Ah yes, the product. Fast-fashion (New designs! Changes every week!) creates urgency, creates desire to shop, creates sale? I think it’s more like, “Say what?! I can get this homage-to-Céline, Balmain-inspired jacket, or something that looks like haute couture for only 3000 rupees!? Yay!”
Is the product that good that it needs no advertising and relies on itself to keep customers coming back? Depends on what you consider to be ‘good’. Nice looking clothes? Sure, Zara and other fast-fashion stores like it absolutely fulfill that requirement. Clothes that last? I don’t know, you tell me. Or read what NPR has to say.
Does that matter though if you’re so wildly successful? No, it doesn’t. You’re giving the people what they want and they are coming back for more. That is the very definition of success in a business. But let’s not pretend that product and its inherent top-notch quality is all it has to do with.
What Apple, Zara and Red Bull have in common, more than that they don’t advertise, is the fact that they promote a lifestyle. They promote it in non-traditional ways, and that promotion requires a budget. Let’s not kid ourselves about that either.
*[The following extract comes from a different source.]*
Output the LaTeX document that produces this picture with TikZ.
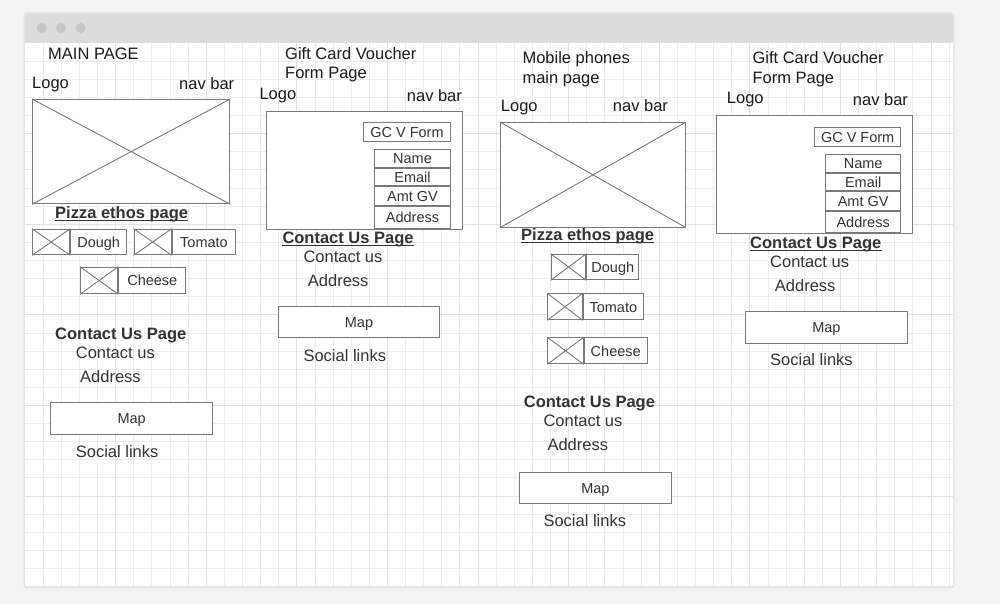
\documentclass[tikz,border=0pt]{standalone}
\usepackage{fontspec}
\setmainfont{Liberation Sans}
\definecolor{bgout}{HTML}{F3F3F3}
\definecolor{shad}{HTML}{E4E4E4}
\definecolor{bar}{HTML}{DCDCDC}
\definecolor{dotc}{HTML}{C6C6C6}
\definecolor{gmin}{HTML}{EDEDED}
\definecolor{gmaj}{HTML}{E3E3E3}
\definecolor{ln}{HTML}{7A7A7A}
\definecolor{tx}{HTML}{333333}
\definecolor{tk}{HTML}{1A1A1A}
\tikzset{
 lbl/.style={font=\fontsize{16.5}{19}\selectfont, text=tx, inner sep=0pt, anchor=base west},
 ttl/.style={lbl, text=tk},
 hdr/.style={lbl, font=\fontsize{16.5}{19}\selectfont\bfseries},
 sml/.style={font=\fontsize{14.5}{17}\selectfont, text=tx, text height=10.4pt, text depth=0pt},
 wbox/.style={draw=ln, line width=1pt, inner sep=0pt, anchor=north west, fill=white},
 lblbox/.style={wbox, sml},
 cross/.style={draw=ln, line width=0.9pt},
 uline/.style={draw=tx, line width=1.2pt},
}
\newcommand\myxitem[7]{%
 \node[wbox, minimum width=#4pt, minimum height=#6pt] (#1x) at (#2,#3) {};
 \draw[cross] (#1x.north west) -- (#1x.south east) (#1x.north east) -- (#1x.south west);
 \node[lblbox, minimum width=#5pt, minimum height=#6pt] (#1l) at (#1x.north east) {#7};
}
\newcommand\myhero[5]{%
 \node[wbox, minimum width=#4pt, minimum height=#5pt] (#1) at (#2,#3) {};
 \draw[cross] (#1.north west) -- (#1.south east) (#1.north east) -- (#1.south west);
}
\newcommand\myuline[1]{\draw[uline] ([yshift=-2.3pt]#1.base west) -- ([yshift=-2.3pt]#1.base east);}
\begin{document}
\begin{tikzpicture}[x=1pt,y=-1pt]
\useasboundingbox (0,0) rectangle (1000,604);
\fill[bgout] (0,0) rectangle (1000,604);
% window
\fill[shad, rounded corners=3pt] (23.5,12.5) rectangle (954.5,588.5);
\fill[white, rounded corners=3pt] (25,14) rectangle (953,587);
\begin{scope}
 \clip (25,43) rectangle (953,587);
 \foreach \k in {1,...,51} {
  \pgfmathsetmacro\gx{25+18.12*\k}
  \draw[gmin, line width=0.8pt] (\gx,43) -- (\gx,587);
 }
 \foreach \k in {1,...,30} {
  \pgfmathsetmacro\gy{43+18.12*\k}
  \draw[gmin, line width=0.8pt] (25,\gy) -- (953,\gy);
 }
 \foreach \k in {5,10,...,50} {
  \pgfmathsetmacro\gx{25+18.12*\k}
  \draw[gmaj, line width=0.9pt] (\gx,43) -- (\gx,587);
 }
 \foreach \k in {5,10,...,30} {
  \pgfmathsetmacro\gy{43+18.12*\k}
  \draw[gmaj, line width=0.9pt] (25,\gy) -- (953,\gy);
 }
\end{scope}
\fill[bar, rounded corners=3pt] (25,14) rectangle (953,43);
\fill[bar] (25,30) rectangle (953,43);
\foreach \dx in {41.7,61,80.7} {\fill[dotc] (\dx,28) circle (5pt);}

% ---------- column 1 ----------
\node[ttl] (t1) at (48,59.3) {MAIN PAGE};
\node[ttl] (logo1) at (32,88.3) {Logo};
\node[ttl] (nav1) at (179,89.3) {nav bar};
\myhero{hero1}{32}{99}{197.3}{104.3}
\node[hdr] (pz1) at (55,218.3) {Pizza ethos page};
\myuline{pz1}
\myxitem{dough1}{32}{228.7}{37.3}{55.7}{25.6}{Dough}
\myxitem{tomato1}{133.7}{228.7}{37}{63.6}{25.6}{Tomato}
\myxitem{cheese1}{80}{266.7}{37.3}{67}{26.6}{Cheese}
\node[hdr] (cp1) at (55,339.3) {Contact Us Page};
\node[lbl] (cu1) at (75.7,358.3) {Contact us};
\node[lbl] (ad1) at (80,382.3) {Address};
\node[lblbox, minimum width=162.3pt, minimum height=31.4pt] (map1) at (50,402.3) {Map};
\node[lbl] (so1) at (75.7,457.3) {Social links};

% ---------- column 2 ----------
\node[ttl] (g2a) at (285,59.3) {Gift Card Voucher};
\node[ttl] (g2b) at (285,78.3) {Form Page};
\node[ttl] (logo2) at (259.3,100) {Logo};
\node[ttl] (nav2) at (406.7,101.7) {nav bar};
\node[wbox, minimum width=196.3pt, minimum height=118pt] (fr2) at (265.7,110.7) {};
\node[lblbox, minimum width=86.4pt, minimum height=18.7pt] (gc2) at (363.3,122) {GC V Form};
\node[lblbox, minimum width=75.4pt, minimum height=18pt] (nm2) at (374.3,149.3) {Name};
\node[lblbox, minimum width=75.4pt, minimum height=16.7pt] (em2) at (nm2.south west) {Email};
\node[lblbox, minimum width=75.4pt, minimum height=19.3pt] (am2) at (em2.south west) {Amt GV};
\node[lblbox, minimum width=75.4pt, minimum height=21.7pt] (ar2) at (am2.south west) {Address};
\node[hdr] (cp2) at (282.3,243.3) {Contact Us Page};
\myuline{cp2}
\node[lbl] (cu2) at (303.3,262.3) {Contact us};
\node[lbl] (ad2) at (307.7,286.7) {Address};
\node[lblbox, minimum width=161.6pt, minimum height=30.7pt] (map2) at (277.7,306) {Map};
\node[lbl] (so2) at (303.3,361) {Social links};

% ---------- column 3 ----------
\node[ttl] (m3a) at (522.3,64) {Mobile phones};
\node[ttl] (m3b) at (522.3,83.3) {main page};
\node[ttl] (logo3) at (500.7,111.7) {Logo};
\node[ttl] (nav3) at (612.7,111.7) {nav bar};
\myhero{hero3}{500}{122}{185}{104.7}
\node[hdr] (pz3) at (521,240) {Pizza ethos page};
\myuline{pz3}
\myxitem{dough3}{550.7}{253.7}{34.6}{52}{25.6}{Dough}
\myxitem{tomato3}{547.3}{293.3}{34.4}{60.3}{26}{Tomato}
\myxitem{cheese3}{547.3}{337.3}{35.4}{63}{26}{Cheese}
\node[hdr] (cp3) at (523.7,407.3) {Contact Us Page};
\node[lbl] (cu3) at (543.3,426) {Contact us};
\node[lbl] (ad3) at (547.3,450.7) {Address};
\node[lblbox, minimum width=151.7pt, minimum height=31.6pt] (map3) at (519,471.7) {Map};
\node[lbl] (so3) at (543.3,526.7) {Social links};

% ---------- column 4 ----------
\node[ttl] (g4a) at (752.3,63.3) {Gift Card Voucher};
\node[ttl] (g4b) at (752.3,83.3) {Form Page};
\node[ttl] (logo4) at (726.7,104) {Logo};
\node[ttl] (nav4) at (852.7,106) {nav bar};
\node[wbox, minimum width=195.7pt, minimum height=118pt] (fr4) at (716.3,114.7) {};
\node[lblbox, minimum width=86.3pt, minimum height=18.7pt] (gc4) at (814,127) {GC V Form};
\node[lblbox, minimum width=75.3pt, minimum height=17.7pt] (nm4) at (825,154) {Name};
\node[lblbox, minimum width=75.3pt, minimum height=17.3pt] (em4) at (nm4.south west) {Email};
\node[lblbox, minimum width=75.3pt, minimum height=18.7pt] (am4) at (em4.south west) {Amt GV};
\node[lblbox, minimum width=75.3pt, minimum height=21.6pt] (ar4) at (am4.south west) {Address};
\node[hdr] (cp4) at (750,248.3) {Contact Us Page};
\myuline{cp4}
\node[lbl] (cu4) at (770,267.3) {Contact us};
\node[lbl] (ad4) at (774.7,291.7) {Address};
\node[lblbox, minimum width=161.7pt, minimum height=32pt] (map4) at (745,310.7) {Map};
\node[lbl] (so4) at (770,365) {Social links};
\end{tikzpicture}
\end{document}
The question is not whether to advertise or not, the question has become: What is advertising. Re-examine the very definition of advertising and understand the role social media plays in this.
If we’re going to start drawing hard lines between what is advertising and what is actually marketing so therefore not advertising, I’ll throw in the towel right now.
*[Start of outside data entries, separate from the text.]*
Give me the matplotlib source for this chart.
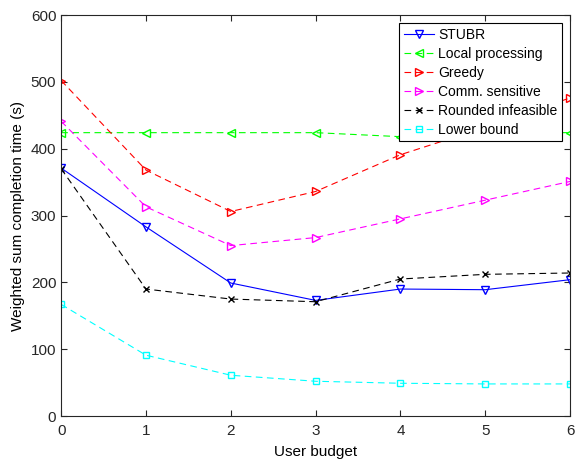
import numpy as np
import matplotlib.pyplot as plt

plt.rcParams['font.family'] = ['Liberation Sans', 'DejaVu Sans']

budget = [0, 1, 2, 3, 4, 5, 6]
stubr = [371, 283, 199, 173, 190, 189, 204]
local = [424, 424, 424, 424, 418, 424, 424]
greedy = [502, 368, 306, 336, 391, 432, 476]
comm = [441, 313, 255, 267, 295, 323, 351]
rounded = [370, 190, 175, 171, 205, 212, 214]
lower = [167, 91, 61, 52, 49, 48, 48]

fig = plt.figure(figsize=(5.77, 4.63), dpi=100)
ax = fig.add_axes([0.106, 0.1015, 0.882, 0.866])

ms = 6
dash = (0, (6, 4))
ax.plot(budget, stubr, color='#0000ff', ls='-', lw=0.8, marker='v', mfc='none', ms=ms, label='STUBR')
ax.plot(budget, local, color='#00ff00', ls=dash, lw=0.8, marker='<', mfc='none', ms=ms, label='Local processing')
ax.plot(budget, greedy, color='#ff0000', ls=dash, lw=0.8, marker='>', mfc='none', ms=ms, label='Greedy')
ax.plot(budget, comm, color='#ff00ff', ls=dash, lw=0.8, marker='>', mfc='none', ms=ms, label='Comm. sensitive')
ax.plot(budget, rounded, color='black', ls=dash, lw=0.8, marker='x', ms=4, label='Rounded infeasible')
ax.plot(budget, lower, color='#00ffff', ls=dash, lw=0.8, marker='s', mfc='none', ms=5, label='Lower bound')

ax.set_xlim(0, 6)
ax.set_ylim(0, 600)
ax.set_xticks(budget)
ax.set_yticks(range(0, 601, 100))
ax.tick_params(direction='in', top=True, right=True, labelsize=11, length=4, colors='#262626')
ax.tick_params(axis='x', pad=6)
for s in ax.spines.values():
    s.set_color('#262626')
    s.set_linewidth(0.8)
ax.set_xlabel('User budget', fontsize=11, labelpad=5)
ax.set_ylabel('Weighted sum completion time (s)', fontsize=11)

leg = ax.legend(loc='upper right', fontsize=10, fancybox=False, framealpha=1,
                edgecolor='black', borderpad=0.3, labelspacing=0.37, handlelength=2.2,
                handletextpad=0.3, borderaxespad=0.6)
leg.get_frame().set_linewidth(0.8)

fig.savefig('out.png', dpi=100)
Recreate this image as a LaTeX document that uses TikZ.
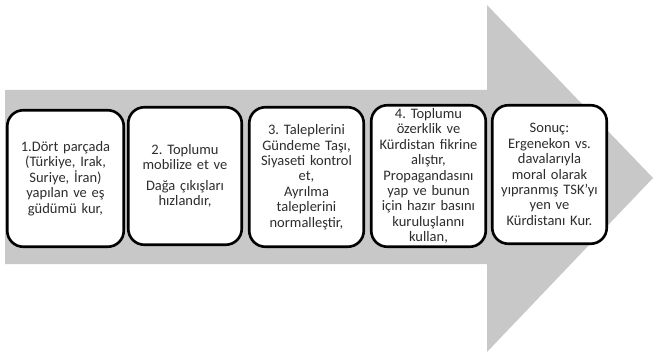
\documentclass[tikz,border=0pt]{standalone}
\usepackage{fontspec}
\setmainfont{Carlito}
\frenchspacing
\definecolor{arrowgray}{RGB}{200,200,200}
\definecolor{txt}{RGB}{45,45,45}
\begin{document}
\begin{tikzpicture}[x=1pt,y=-1pt,
  stepbox/.style={draw=black, line width=2.6pt, fill=white, rounded corners=16pt,
    align=center, font=\fontsize{14.5}{15.4}\selectfont\frenchspacing, text=txt,
    inner sep=0pt, text width=110pt}]
\useasboundingbox (0,0) rectangle (654,353);
\fill[white] (0,0) rectangle (654,353);
\fill[arrowgray] (5,90) -- (487,90) -- (487,5) -- (653,178) -- (487,352) -- (487,264) -- (5,264) -- cycle;
\node[stepbox, minimum width=116.5pt, minimum height=136.5pt] (b1) at (65.5,178.5)
  {1.Dört parçada\\(Türkiye, Irak,\\Suriye, İran)\\yapılan ve eş\\güdümü kur,};
\node[stepbox, minimum width=113.5pt, minimum height=137.5pt] (b2) at (185,176)
  {2. Toplumu\\mobilize et ve\\[5pt]Dağa çıkışları\\hızlandır,};
\node[stepbox, minimum width=114.5pt, minimum height=139.5pt] (b3) at (306.5,177)
  {3. Taleplerini\\Gündeme Taşı,\\Siyaseti kontrol\\et,\\Ayrılma\\taleplerini\\normalleştir,};
\node[stepbox, minimum width=114.5pt, minimum height=141.5pt] (b4) at (428.5,176)
  {4. Toplumu\\özerklik ve\\Kürdistan fikrine\\alıştır,\\Propagandasını\\yap ve bunun\\için hazır basını\\kuruluşlannı\\kullan,};
\node[stepbox, minimum width=114.5pt, minimum height=138.5pt] (b5) at (549.5,174.5)
  {Sonuç:\\Ergenekon vs.\\davalarıyla\\moral olarak\\yıpranmış TSK’yı\\yen ve\\Kürdistanı Kur.};
\end{tikzpicture}
\end{document}
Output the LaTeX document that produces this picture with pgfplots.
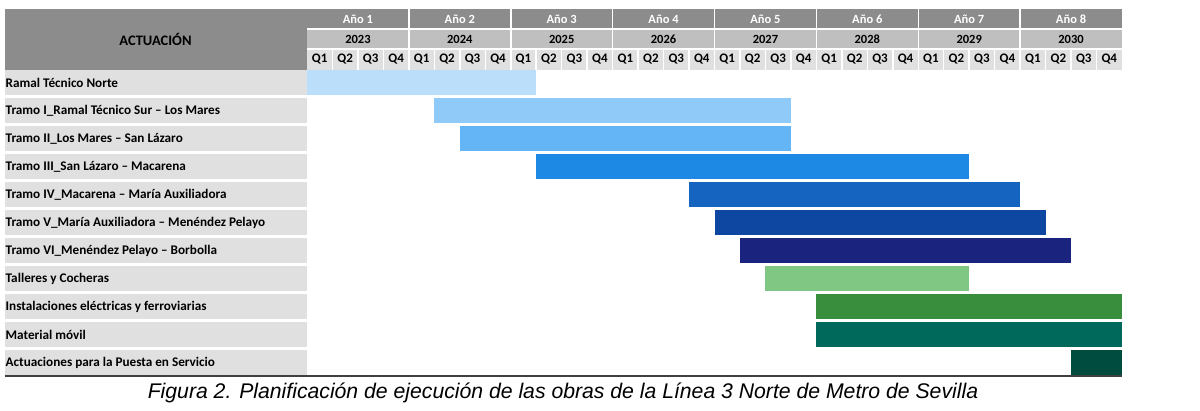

But if “why don’t they make a better shampoo instead of spending crores on pushing the same product/different bottle” is the argument you have, I think we can discuss this deeper.
I wasted a lot of time (goodbye to my entire 20s!) believing that the world really was a meritocracy, and good products/services would get their due. I still believe that if they’re good, they probably will succeed, but I know now that it takes more than a little help getting the word out to people. What role social media can play in that is revealing itself in new ways every day.
Oh, and also, Apple recently hired Musa Tariq, former social media chief at Nike and Burberry, as Digital Marketing Director. Make of that what you will.